Short problem:
Locate the string "that" in the records below. Copy every line where it occurs.

Source records:

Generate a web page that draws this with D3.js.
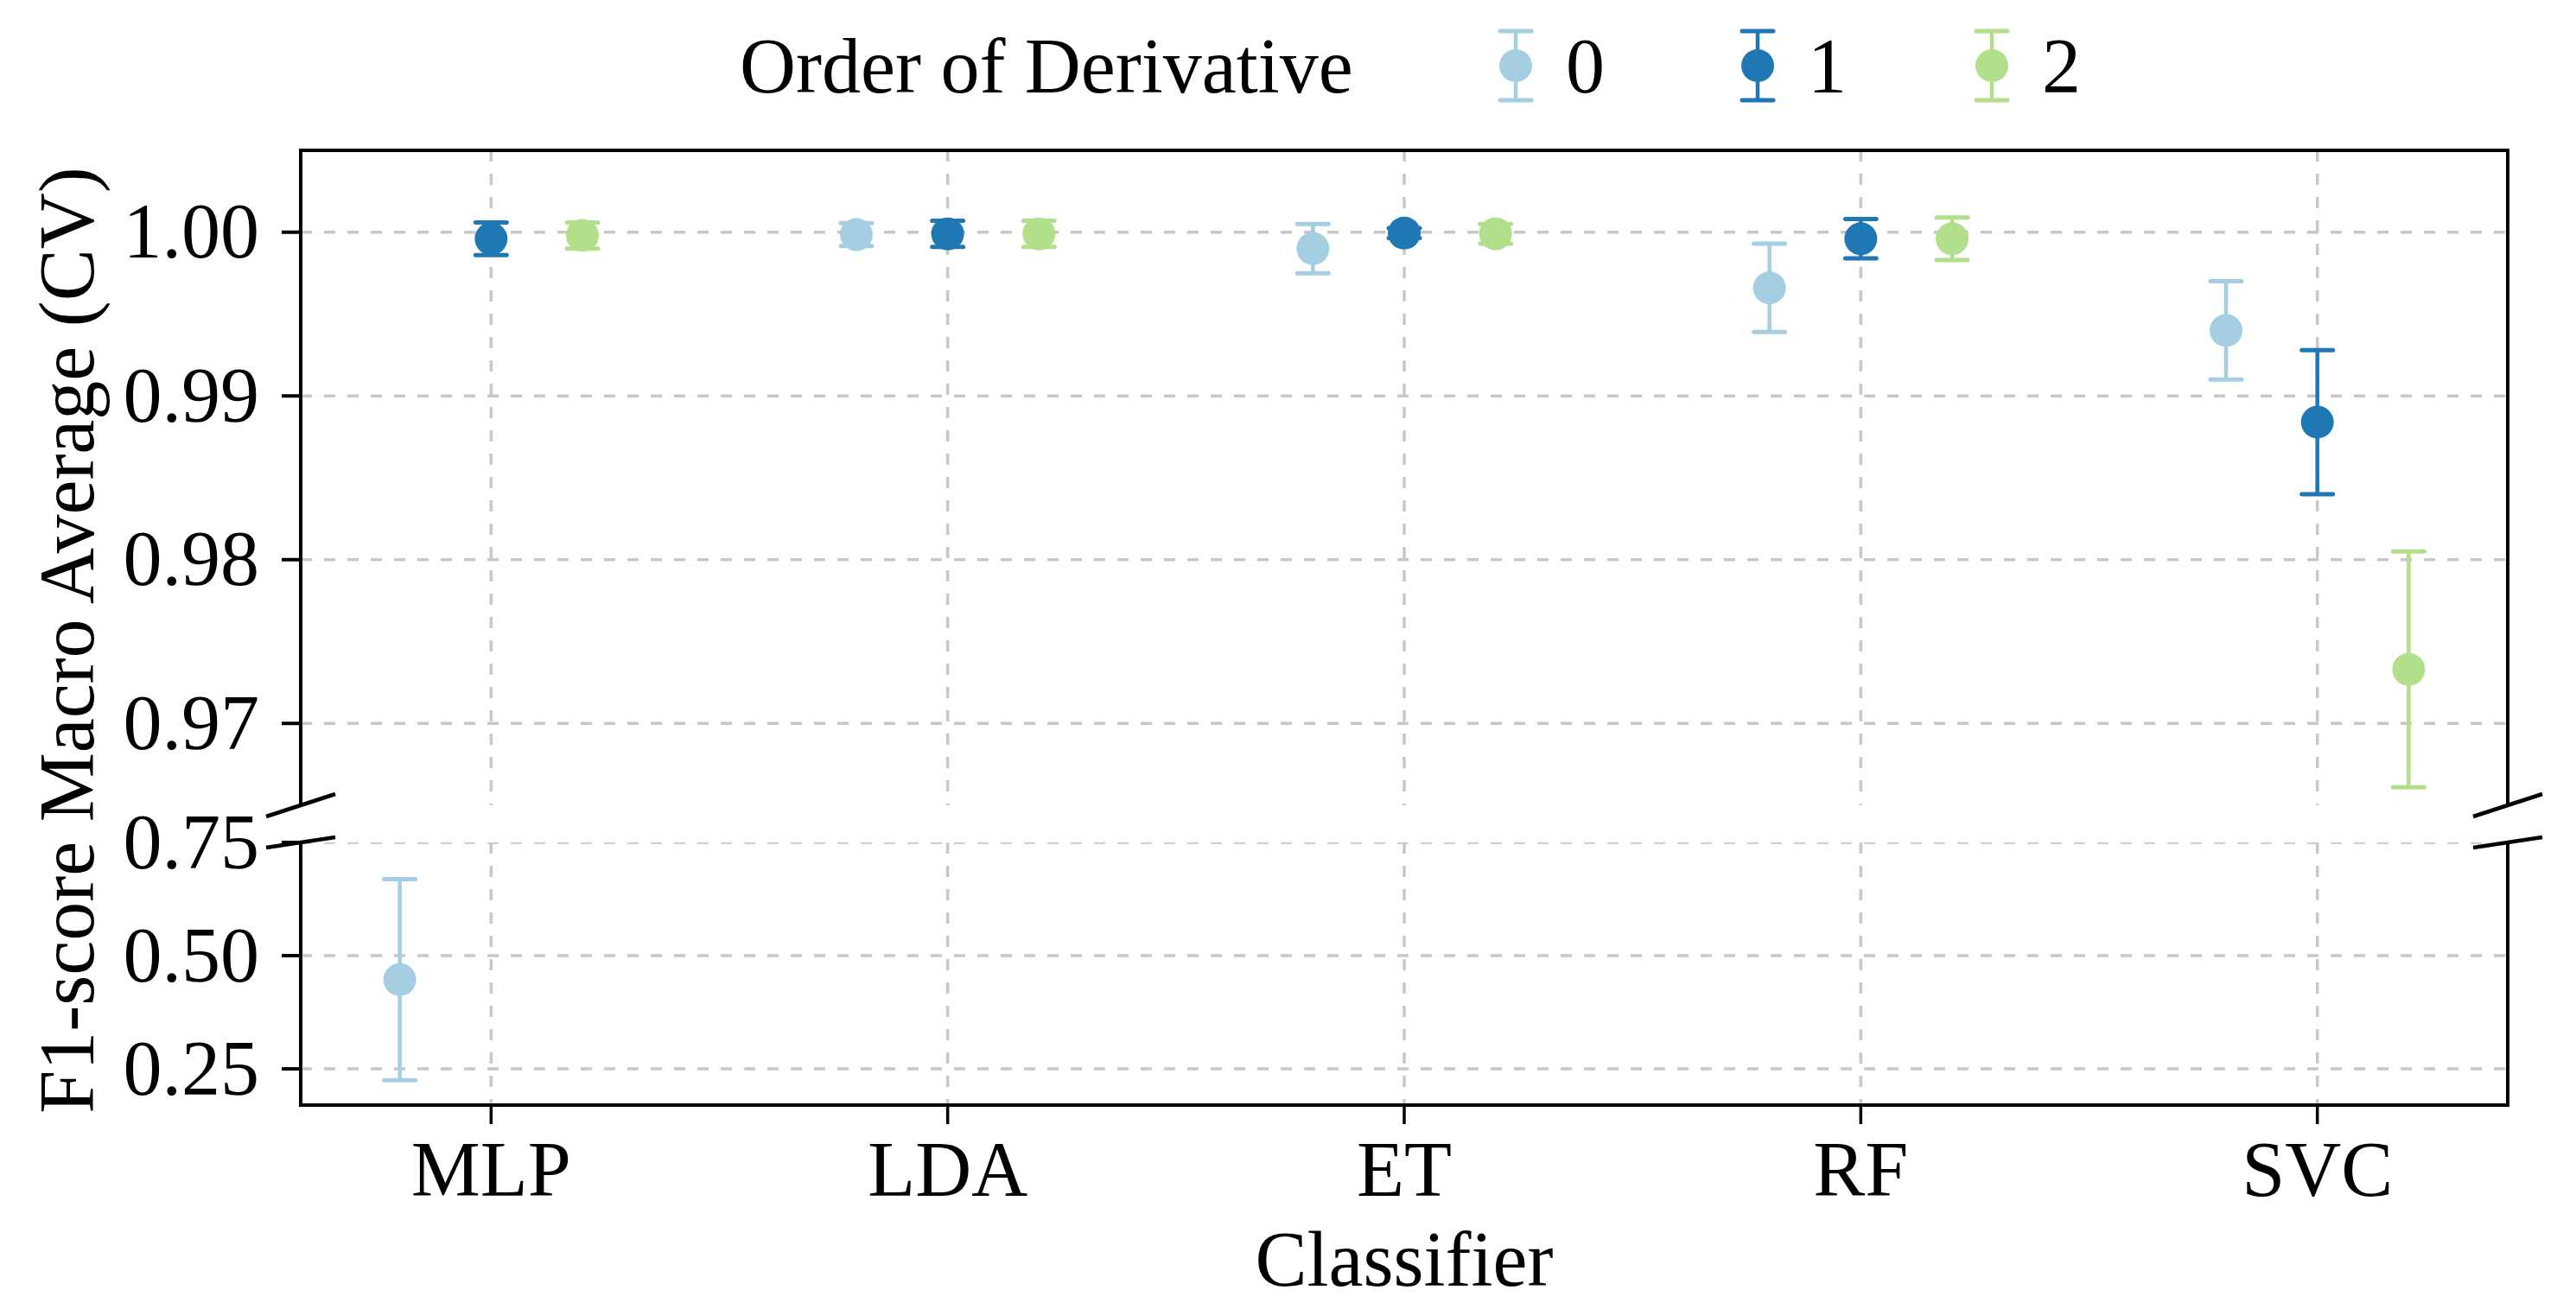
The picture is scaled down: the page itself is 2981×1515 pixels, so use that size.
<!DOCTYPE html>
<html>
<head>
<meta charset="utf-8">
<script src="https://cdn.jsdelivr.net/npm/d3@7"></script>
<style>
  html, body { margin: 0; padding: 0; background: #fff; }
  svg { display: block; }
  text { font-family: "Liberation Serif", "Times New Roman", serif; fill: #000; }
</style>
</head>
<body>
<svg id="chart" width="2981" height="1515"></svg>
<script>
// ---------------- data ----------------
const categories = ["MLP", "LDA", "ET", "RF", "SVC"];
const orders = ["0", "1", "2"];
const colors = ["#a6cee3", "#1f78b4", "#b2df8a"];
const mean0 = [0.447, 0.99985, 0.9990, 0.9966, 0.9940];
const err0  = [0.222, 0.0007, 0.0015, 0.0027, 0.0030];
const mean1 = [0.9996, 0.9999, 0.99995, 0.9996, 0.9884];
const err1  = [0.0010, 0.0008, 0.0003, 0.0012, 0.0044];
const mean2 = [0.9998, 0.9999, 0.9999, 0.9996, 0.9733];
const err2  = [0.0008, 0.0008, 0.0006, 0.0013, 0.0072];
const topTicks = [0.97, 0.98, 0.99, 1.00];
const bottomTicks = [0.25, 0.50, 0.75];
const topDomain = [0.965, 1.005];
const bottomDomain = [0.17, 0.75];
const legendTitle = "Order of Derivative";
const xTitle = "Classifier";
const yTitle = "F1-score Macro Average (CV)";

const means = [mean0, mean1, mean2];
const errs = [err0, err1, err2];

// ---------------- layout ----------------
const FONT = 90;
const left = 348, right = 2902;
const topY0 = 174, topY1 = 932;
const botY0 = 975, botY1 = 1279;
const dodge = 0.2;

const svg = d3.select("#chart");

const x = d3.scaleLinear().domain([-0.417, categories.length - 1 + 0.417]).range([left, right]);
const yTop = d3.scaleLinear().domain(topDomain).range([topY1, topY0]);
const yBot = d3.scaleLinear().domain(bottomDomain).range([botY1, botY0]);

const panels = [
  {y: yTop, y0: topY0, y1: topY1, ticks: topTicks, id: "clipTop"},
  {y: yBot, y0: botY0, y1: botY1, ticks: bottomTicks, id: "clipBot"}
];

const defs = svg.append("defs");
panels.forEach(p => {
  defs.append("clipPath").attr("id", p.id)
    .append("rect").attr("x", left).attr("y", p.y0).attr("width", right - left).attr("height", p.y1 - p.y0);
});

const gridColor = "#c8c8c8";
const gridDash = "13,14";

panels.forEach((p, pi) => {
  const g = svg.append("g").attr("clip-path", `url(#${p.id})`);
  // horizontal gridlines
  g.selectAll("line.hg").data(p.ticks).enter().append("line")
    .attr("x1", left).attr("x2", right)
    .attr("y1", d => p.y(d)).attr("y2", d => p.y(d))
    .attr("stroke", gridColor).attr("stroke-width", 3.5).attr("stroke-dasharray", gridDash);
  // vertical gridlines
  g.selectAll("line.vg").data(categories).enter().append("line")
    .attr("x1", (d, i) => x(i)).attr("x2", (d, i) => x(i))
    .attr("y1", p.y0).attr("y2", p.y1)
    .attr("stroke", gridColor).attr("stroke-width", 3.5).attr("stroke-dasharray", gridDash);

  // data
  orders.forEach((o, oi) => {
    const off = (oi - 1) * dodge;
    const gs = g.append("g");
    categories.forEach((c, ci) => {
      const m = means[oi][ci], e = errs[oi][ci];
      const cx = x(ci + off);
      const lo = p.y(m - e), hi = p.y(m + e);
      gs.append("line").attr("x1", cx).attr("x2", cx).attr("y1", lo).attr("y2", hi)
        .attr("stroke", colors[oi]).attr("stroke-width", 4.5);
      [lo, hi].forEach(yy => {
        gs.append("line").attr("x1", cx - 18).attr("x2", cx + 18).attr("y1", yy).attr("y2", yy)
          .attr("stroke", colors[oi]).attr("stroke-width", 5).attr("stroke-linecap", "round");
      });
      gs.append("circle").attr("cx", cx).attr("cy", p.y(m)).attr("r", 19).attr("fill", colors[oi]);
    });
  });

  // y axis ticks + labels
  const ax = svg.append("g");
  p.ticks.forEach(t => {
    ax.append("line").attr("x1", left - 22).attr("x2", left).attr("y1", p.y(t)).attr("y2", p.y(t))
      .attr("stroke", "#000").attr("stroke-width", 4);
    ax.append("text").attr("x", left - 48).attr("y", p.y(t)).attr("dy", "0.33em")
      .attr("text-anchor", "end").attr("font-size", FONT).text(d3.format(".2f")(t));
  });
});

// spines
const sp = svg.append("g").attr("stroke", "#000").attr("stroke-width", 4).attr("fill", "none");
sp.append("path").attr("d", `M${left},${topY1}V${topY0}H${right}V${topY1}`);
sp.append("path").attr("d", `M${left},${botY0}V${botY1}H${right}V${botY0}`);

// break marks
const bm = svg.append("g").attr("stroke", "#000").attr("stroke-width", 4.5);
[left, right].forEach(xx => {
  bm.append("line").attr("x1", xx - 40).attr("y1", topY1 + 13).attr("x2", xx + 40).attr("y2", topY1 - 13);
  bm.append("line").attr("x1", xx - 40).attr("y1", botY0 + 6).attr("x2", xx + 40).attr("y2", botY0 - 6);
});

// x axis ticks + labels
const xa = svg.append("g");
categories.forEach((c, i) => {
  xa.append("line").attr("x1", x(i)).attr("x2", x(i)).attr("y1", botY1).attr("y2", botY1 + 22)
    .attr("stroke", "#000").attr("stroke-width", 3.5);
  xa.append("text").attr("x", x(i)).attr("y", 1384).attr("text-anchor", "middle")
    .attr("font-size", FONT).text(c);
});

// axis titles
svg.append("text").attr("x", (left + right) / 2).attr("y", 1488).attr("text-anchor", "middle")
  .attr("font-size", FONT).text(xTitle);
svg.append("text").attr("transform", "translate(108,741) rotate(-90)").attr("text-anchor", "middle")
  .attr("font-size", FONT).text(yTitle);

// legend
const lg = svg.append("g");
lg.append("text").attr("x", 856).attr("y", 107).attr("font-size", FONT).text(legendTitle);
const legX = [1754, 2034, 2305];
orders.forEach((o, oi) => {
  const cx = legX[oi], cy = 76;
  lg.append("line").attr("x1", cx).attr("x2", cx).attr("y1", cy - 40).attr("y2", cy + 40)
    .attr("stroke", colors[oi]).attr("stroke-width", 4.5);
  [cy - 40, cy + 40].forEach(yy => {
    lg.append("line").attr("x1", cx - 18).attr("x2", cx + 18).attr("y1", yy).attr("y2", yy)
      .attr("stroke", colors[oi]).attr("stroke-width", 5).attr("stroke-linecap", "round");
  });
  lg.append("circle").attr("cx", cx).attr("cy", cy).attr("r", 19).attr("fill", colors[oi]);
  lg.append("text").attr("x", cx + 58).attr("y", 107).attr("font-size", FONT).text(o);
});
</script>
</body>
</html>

--

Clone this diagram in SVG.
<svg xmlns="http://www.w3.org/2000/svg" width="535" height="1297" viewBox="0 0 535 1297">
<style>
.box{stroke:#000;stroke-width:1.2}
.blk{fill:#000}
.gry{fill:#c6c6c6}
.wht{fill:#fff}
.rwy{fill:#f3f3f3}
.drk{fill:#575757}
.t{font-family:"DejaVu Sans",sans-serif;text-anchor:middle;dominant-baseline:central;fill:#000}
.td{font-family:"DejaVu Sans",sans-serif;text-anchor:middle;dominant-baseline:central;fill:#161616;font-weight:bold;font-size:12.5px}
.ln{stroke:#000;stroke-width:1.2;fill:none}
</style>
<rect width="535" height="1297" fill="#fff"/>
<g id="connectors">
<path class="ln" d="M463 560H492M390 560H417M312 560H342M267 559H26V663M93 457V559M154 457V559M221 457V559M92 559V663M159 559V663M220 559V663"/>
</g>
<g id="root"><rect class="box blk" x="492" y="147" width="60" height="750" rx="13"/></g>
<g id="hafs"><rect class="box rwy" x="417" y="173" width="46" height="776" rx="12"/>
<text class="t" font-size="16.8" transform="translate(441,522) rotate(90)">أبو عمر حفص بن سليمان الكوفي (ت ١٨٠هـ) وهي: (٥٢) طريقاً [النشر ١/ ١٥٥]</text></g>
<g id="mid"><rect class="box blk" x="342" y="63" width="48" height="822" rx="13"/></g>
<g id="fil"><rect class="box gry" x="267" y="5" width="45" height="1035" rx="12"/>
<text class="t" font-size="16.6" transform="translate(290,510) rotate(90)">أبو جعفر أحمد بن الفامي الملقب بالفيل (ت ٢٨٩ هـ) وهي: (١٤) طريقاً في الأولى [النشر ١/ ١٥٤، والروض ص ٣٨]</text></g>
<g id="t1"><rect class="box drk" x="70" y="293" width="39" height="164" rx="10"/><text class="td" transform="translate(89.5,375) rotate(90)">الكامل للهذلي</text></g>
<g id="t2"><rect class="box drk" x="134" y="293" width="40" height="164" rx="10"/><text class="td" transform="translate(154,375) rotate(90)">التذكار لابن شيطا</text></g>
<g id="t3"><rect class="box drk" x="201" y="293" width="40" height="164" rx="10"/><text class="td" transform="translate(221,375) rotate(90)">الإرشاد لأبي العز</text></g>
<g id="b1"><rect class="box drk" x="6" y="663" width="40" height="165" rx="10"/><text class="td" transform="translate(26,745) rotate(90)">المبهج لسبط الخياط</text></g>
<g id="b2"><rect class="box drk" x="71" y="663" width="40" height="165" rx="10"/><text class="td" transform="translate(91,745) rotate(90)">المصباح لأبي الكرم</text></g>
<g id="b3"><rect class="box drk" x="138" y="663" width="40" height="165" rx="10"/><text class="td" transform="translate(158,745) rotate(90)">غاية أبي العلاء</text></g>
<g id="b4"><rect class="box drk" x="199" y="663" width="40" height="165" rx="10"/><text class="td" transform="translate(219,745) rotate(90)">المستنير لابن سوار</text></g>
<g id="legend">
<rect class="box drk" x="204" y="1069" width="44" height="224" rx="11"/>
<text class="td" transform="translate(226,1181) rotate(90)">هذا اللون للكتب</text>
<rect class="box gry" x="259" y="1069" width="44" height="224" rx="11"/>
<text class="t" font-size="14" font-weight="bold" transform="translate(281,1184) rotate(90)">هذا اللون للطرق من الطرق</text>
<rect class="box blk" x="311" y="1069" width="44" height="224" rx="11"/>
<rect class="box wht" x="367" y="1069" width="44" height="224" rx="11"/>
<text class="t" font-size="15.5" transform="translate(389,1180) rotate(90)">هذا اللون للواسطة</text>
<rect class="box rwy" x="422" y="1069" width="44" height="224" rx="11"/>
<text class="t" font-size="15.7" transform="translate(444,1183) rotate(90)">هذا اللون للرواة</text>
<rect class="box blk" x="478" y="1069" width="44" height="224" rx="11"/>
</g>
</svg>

Answer for this exercise:
Generate a web page that draws this with D3.js.
The picture is scaled down: the page itself is 2981×1515 pixels, so use that size.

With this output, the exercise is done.